Students are asked to put themselves in someone else's position and pick who they want to live with, reasoning their ideas with concrete facts.
- to understand the power of prejudice
- to discuss implicit values and preferences
- to compare ideas and come to a common conclusion
Distribute the lists "possible tenants for the house" (one for each student).
Step by step description
Prepare a drawing of a house on the (paper-)board. Tell the story of family Miller:
In this house live Mr. and Mrs. Miller with their 20 year old son David. The family lives quite happily together in this house. One day a bad accident happens and father and mother Miller lose their lives. David inherits the house of his family and lives a single and satisfied life, until one day David loses his job. David is no longer able to afford the living in the big house by himself. With his last money he decides to split the house into 6 apartments and puts them up "for rent" in the newspaper.
Now, imagine you are David and that you have to choose five tenants from the list of people applying to your ad, in order to be able to keep the house.
Task for the participants:
- Choose 5 tenants from the list – individually (approx. 10 minutes).
- Go together in groups of five to six persons.
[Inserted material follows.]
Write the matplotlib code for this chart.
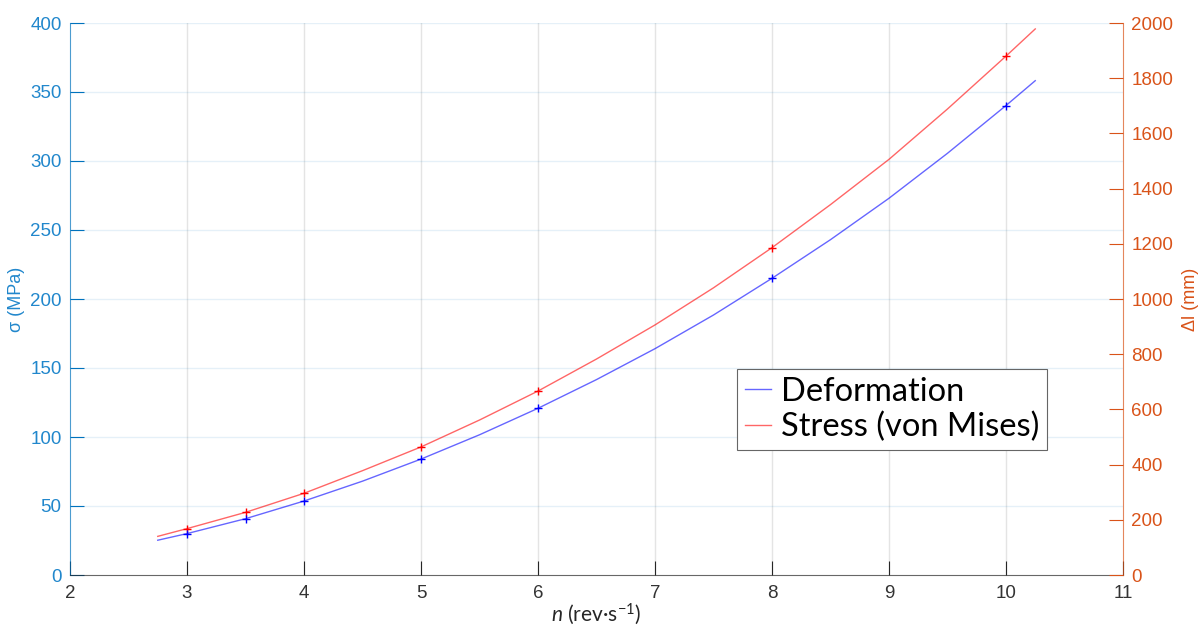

Now, as a group choose five tenants that your group agrees on (approx. 20 minutes)
Reflection with the students / questions for debriefing
Attention! The debriefing is the most important part of the exercise, allocate enough time for it (minimum 20 minutes). Take care of possible emotions in the group!
- Has the group found five common tenants? Yes? No? Why (not)?
- How did the group work together to find those common tenants? What was difficult, what was easy?
- Discuss the reasons why you chose these persons.
Background: This exercise shows very well the impact of prejudices and different pre-conceptions we have about other people. To have no prejudices is almost impossible, the most important is to understand that these are prejudices, and that discussions about differences and getting to know people better can change opinions.
Suggestion for variation
The characters/situations could be changed to suit student's backgrounds.
Reference / original source of the method
This activity was originally published in the SALTO Toolbox for Training & Youth Work. Gertraud Steininger facilitated the method during her workshop "The Methodical Roundabout of Intercultural Dialogue" at the aces Kick-Off Meeting 2008 in Salzburg.